### Problem to work on:
Only the lines from the start of the data below through the line that contains "([xshift=-2.25pt]dseR.west) -- ([xshift=2.25pt]dseR.east);" are to be copied, exactly and without pictures.

───

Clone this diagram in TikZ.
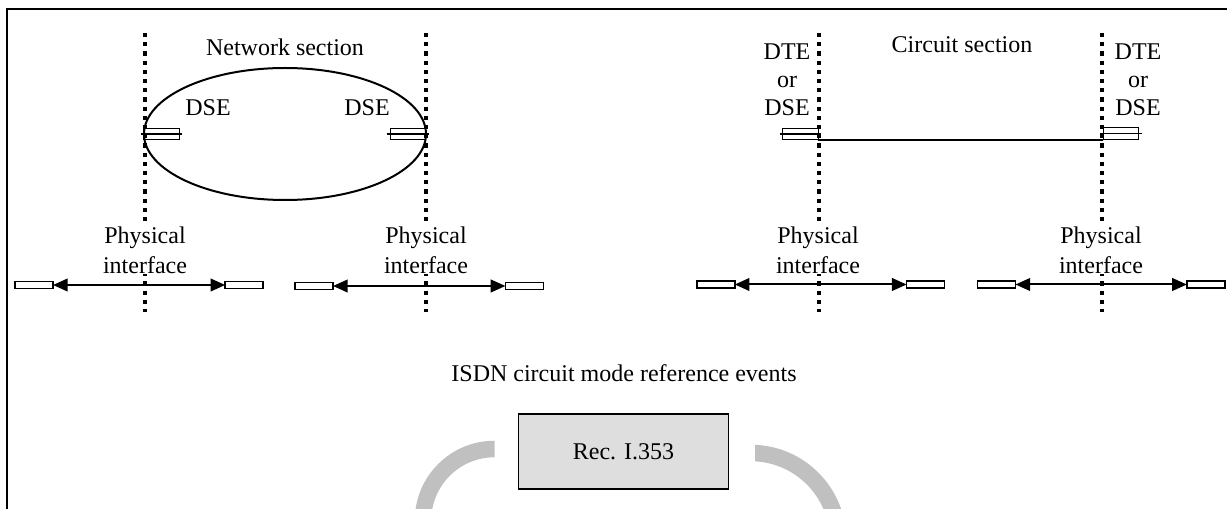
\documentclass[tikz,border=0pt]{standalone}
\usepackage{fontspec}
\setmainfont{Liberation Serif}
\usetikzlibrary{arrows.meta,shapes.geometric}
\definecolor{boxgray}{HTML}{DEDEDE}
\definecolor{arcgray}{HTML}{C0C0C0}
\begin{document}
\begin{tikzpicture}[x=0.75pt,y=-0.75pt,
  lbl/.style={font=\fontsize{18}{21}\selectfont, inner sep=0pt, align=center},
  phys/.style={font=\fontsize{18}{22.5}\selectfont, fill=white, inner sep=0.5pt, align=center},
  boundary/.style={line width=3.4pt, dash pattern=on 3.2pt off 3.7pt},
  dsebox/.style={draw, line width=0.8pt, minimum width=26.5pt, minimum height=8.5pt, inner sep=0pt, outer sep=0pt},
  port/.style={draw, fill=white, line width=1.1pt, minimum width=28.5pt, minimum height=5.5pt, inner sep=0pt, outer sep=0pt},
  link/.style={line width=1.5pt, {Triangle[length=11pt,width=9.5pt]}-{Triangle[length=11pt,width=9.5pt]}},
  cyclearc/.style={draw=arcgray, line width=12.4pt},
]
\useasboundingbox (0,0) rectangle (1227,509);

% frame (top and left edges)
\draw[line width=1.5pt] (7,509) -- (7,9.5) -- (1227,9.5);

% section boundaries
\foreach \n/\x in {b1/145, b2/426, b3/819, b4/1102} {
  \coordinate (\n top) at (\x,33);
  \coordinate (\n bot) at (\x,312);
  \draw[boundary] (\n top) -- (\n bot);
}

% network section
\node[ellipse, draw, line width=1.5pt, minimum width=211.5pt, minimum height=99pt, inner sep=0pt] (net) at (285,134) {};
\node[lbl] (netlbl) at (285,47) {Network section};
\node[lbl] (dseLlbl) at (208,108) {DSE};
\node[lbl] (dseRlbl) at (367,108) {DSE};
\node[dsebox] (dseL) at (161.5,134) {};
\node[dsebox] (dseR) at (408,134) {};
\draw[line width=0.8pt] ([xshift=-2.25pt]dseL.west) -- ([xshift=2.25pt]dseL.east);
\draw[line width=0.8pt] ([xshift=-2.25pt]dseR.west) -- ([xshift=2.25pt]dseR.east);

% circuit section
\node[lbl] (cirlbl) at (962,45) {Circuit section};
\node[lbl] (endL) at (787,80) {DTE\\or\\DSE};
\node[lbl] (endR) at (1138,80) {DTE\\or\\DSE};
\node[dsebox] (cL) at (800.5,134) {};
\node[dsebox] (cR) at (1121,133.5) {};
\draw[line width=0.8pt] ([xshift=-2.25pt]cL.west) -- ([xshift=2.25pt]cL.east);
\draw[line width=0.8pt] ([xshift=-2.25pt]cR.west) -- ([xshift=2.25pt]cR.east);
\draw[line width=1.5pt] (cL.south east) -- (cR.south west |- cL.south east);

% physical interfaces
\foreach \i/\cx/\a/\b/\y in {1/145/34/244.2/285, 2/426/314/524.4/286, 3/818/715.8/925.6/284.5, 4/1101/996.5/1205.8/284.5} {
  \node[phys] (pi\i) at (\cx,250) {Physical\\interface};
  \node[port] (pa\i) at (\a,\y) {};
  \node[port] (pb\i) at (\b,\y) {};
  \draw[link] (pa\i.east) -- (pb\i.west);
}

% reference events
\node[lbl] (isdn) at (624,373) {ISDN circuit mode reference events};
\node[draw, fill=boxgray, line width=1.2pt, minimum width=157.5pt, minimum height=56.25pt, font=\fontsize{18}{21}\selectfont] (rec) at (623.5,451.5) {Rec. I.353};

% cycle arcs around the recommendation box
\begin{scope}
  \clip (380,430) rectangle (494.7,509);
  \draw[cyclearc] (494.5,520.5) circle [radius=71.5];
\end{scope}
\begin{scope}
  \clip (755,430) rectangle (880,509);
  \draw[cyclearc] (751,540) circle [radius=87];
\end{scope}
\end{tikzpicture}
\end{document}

───

### Problem solution:
Clone this diagram in TikZ.
\documentclass[tikz,border=0pt]{standalone}
\usepackage{fontspec}
\setmainfont{Liberation Serif}
\usetikzlibrary{arrows.meta,shapes.geometric}
\definecolor{boxgray}{HTML}{DEDEDE}
\definecolor{arcgray}{HTML}{C0C0C0}
\begin{document}
\begin{tikzpicture}[x=0.75pt,y=-0.75pt,
  lbl/.style={font=\fontsize{18}{21}\selectfont, inner sep=0pt, align=center},
  phys/.style={font=\fontsize{18}{22.5}\selectfont, fill=white, inner sep=0.5pt, align=center},
  boundary/.style={line width=3.4pt, dash pattern=on 3.2pt off 3.7pt},
  dsebox/.style={draw, line width=0.8pt, minimum width=26.5pt, minimum height=8.5pt, inner sep=0pt, outer sep=0pt},
  port/.style={draw, fill=white, line width=1.1pt, minimum width=28.5pt, minimum height=5.5pt, inner sep=0pt, outer sep=0pt},
  link/.style={line width=1.5pt, {Triangle[length=11pt,width=9.5pt]}-{Triangle[length=11pt,width=9.5pt]}},
  cyclearc/.style={draw=arcgray, line width=12.4pt},
]
\useasboundingbox (0,0) rectangle (1227,509);

% frame (top and left edges)
\draw[line width=1.5pt] (7,509) -- (7,9.5) -- (1227,9.5);

% section boundaries
\foreach \n/\x in {b1/145, b2/426, b3/819, b4/1102} {
  \coordinate (\n top) at (\x,33);
  \coordinate (\n bot) at (\x,312);
  \draw[boundary] (\n top) -- (\n bot);
}

% network section
\node[ellipse, draw, line width=1.5pt, minimum width=211.5pt, minimum height=99pt, inner sep=0pt] (net) at (285,134) {};
\node[lbl] (netlbl) at (285,47) {Network section};
\node[lbl] (dseLlbl) at (208,108) {DSE};
\node[lbl] (dseRlbl) at (367,108) {DSE};
\node[dsebox] (dseL) at (161.5,134) {};
\node[dsebox] (dseR) at (408,134) {};
\draw[line width=0.8pt] ([xshift=-2.25pt]dseL.west) -- ([xshift=2.25pt]dseL.east);
\draw[line width=0.8pt] ([xshift=-2.25pt]dseR.west) -- ([xshift=2.25pt]dseR.east);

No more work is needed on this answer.